Power vs. HPE : Finally, the comparison of the results for the full TPC-C under low conflict across the different hardware platforms confirms the general slowdown on the Power platforms and similar the slowdown trends of most CC schemesFootnote 5.
Importantly, the comparison across the hardware platforms confirms our observations on the relation of their hardware characteristics to the behaviour of the CC schemes, albeit leading to different performance. On one hand, the heavier transactions of the full mix cause stronger resource contention on Power, such that on both Power platforms the slowdown at low core counts is stronger than on HPE . On the other hand, the CC schemes scale better on Power, due to their better NUMA characteristics, finally reaching similar or less slowdown than on HPE at highest core counts. Notably, on HPE we previously observed a significant benefit of MVCC handling the read-heavy transactions of the full mix. On Power, the resource contention cancels out this benefit of MVCC.

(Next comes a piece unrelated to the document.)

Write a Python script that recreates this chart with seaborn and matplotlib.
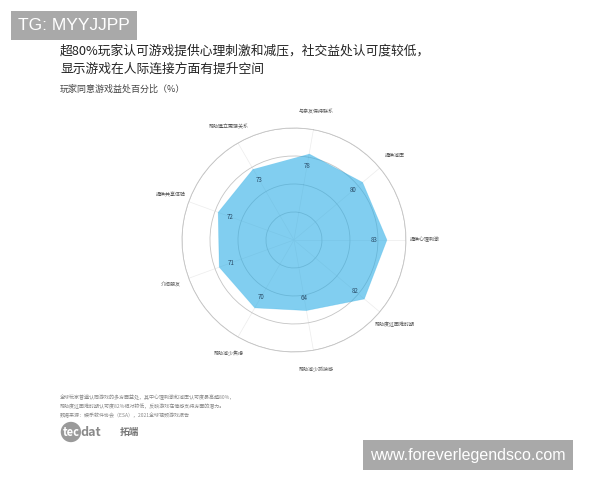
import numpy as np
import pandas as pd
import matplotlib
matplotlib.use("Agg")
import matplotlib.pyplot as plt
import seaborn as sns

sns.set_theme(style="white")
plt.rcParams["font.family"] = ["Noto Sans CJK SC", "DejaVu Sans"]

# data (clockwise from the top axis)
CATEGORIES = ["与亲友保持联系", "提供减压", "提供心理刺激", "帮助度过困难时期",
              "帮助减少孤独感", "帮助减少焦虑", "介绍朋友", "提供共享体验",
              "帮助建立更强关系"]
VALUES = [78, 80, 83, 82, 64, 70, 71, 72, 73]
RINGS = [25, 50, 75, 100]

TITLE = "超80%玩家认可游戏提供心理刺激和减压，社交益处认可度较低，\n显示游戏在人际连接方面有提升空间"
SUBTITLE = "玩家同意游戏益处百分比（%）"
NOTES = ["全球玩家普遍认同游戏的多方面益处，其中心理刺激和减压认可度最高超80%，",
         "帮助度过困难时期认可度82%相对较低，反映游戏在情感支持方面的潜力。",
         "数据来源：娱乐软件协会（ESA），2021全球视频游戏报告"]

FILL = "#2eaee6"
GRID = "#c4c4c4"

df = pd.DataFrame({"category": CATEGORIES, "value": VALUES})
n = len(df)
df["theta"] = np.arange(n) * 2 * np.pi / n
closed = pd.concat([df, df.iloc[:1]], ignore_index=True)

fig = plt.figure(figsize=(6, 4.8), dpi=100)
fig.patch.set_facecolor("white")

ax = fig.add_axes([0.3033, 0.2667, 0.3733, 0.4667], projection="polar")
ax.set_theta_offset(np.deg2rad(80))
ax.set_theta_direction(-1)
ax.set_ylim(0, 100)
ax.set_facecolor("white")

ax.set_xticks(df["theta"])
ax.set_xticklabels([])
ax.set_yticks(RINGS)
ax.set_yticklabels([])
ax.xaxis.grid(True, color="#ececec", linewidth=0.5)
ax.yaxis.grid(True, color=GRID, linewidth=0.6)
ax.spines["polar"].set_color(GRID)
ax.spines["polar"].set_linewidth(0.6)
ax.set_axisbelow(True)

ax.fill(closed["theta"], closed["value"], color=FILL, alpha=0.6, linewidth=0, zorder=2)
sns.lineplot(data=closed, x="theta", y="value", sort=False, ax=ax,
             color=FILL, alpha=0.3, linewidth=0.5, zorder=3)
ax.set_xlabel("")
ax.set_ylabel("")

for th, v, cat in zip(df["theta"], df["value"], df["category"]):
    ax.text(th, v - 11, str(v), ha="center", va="center",
            fontsize=4.5, color="#2c4f6b", zorder=4)
    ax.text(th, 117, cat, ha="center", va="center",
            fontsize=3.6, color="#555555", clip_on=False)

# titles
fig.text(0.1, 0.907, TITLE, ha="left", va="top", fontsize=9.2,
         color="#222222", linespacing=1.55)
fig.text(0.1, 0.814, SUBTITLE, ha="left", va="center", fontsize=6.5, color="#444444")

# footnote
for i, line in enumerate(NOTES):
    fig.text(0.1, 0.172 - i * 0.019, line, ha="left", va="center",
             fontsize=3.6, color="#888888")

# logo
fig.text(0.104, 0.1, "tec", ha="left", va="center", fontsize=8, color="white",
         fontweight="bold",
         bbox=dict(boxstyle="circle,pad=0.15", fc="#9a9a9a", ec="none"))
fig.text(0.134, 0.1, "dat", ha="left", va="center", fontsize=9, color="#8a8a8a",
         fontweight="bold")
fig.text(0.2, 0.1, "拓端", ha="left", va="center", fontsize=7, color="#777777",
         fontweight="bold")

# watermarks
fig.text(0.03, 0.947, "TG: MYYJJPP", ha="left", va="center", fontsize=12.5,
         color="white", family=["Liberation Sans"],
         bbox=dict(boxstyle="square,pad=0.4", fc="#a9a9a9", ec="none"))
fig.text(0.617, 0.052, "www.foreverlegendsco.com", ha="left", va="center",
         fontsize=11.5, color="white", family=["Liberation Sans"],
         bbox=dict(boxstyle="square,pad=0.45", fc="#a9a9a9", ec="none"))

fig.savefig("out.png", dpi=100)
plt.close(fig)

Insight The full TPC-C transaction mix makes concurrency control even more costly on Power regardless the amount of conflicts in the workload, i.e. larger processor resources on HPE prove more beneficial than the better NUMA characteristics on Power for the full mix in contrast to the narrow mix. Overall, considering both transactions mixes, the CC schemes compare for low conflict workload as follows: (1) HSTORE provides the best performance (on any hardware) as long as there are barely any conflicts, i.e. even few conflicts inhibit its performance (e.g. even low conflict TPC-C at high core counts). (2) TICTOC performs most reliably (even for both low and high conflict workloads). The remaining CC schemes compare diversely. Their performance depends on the characteristics of the individual hardware platforms (NUMA and cache capacity) and the workload. For example, due to the large memory footprint of the read-heavy transactions, MVCC does not prove advantageous on all hardware (i.e. on Power), despite targeting read-heavy transactions.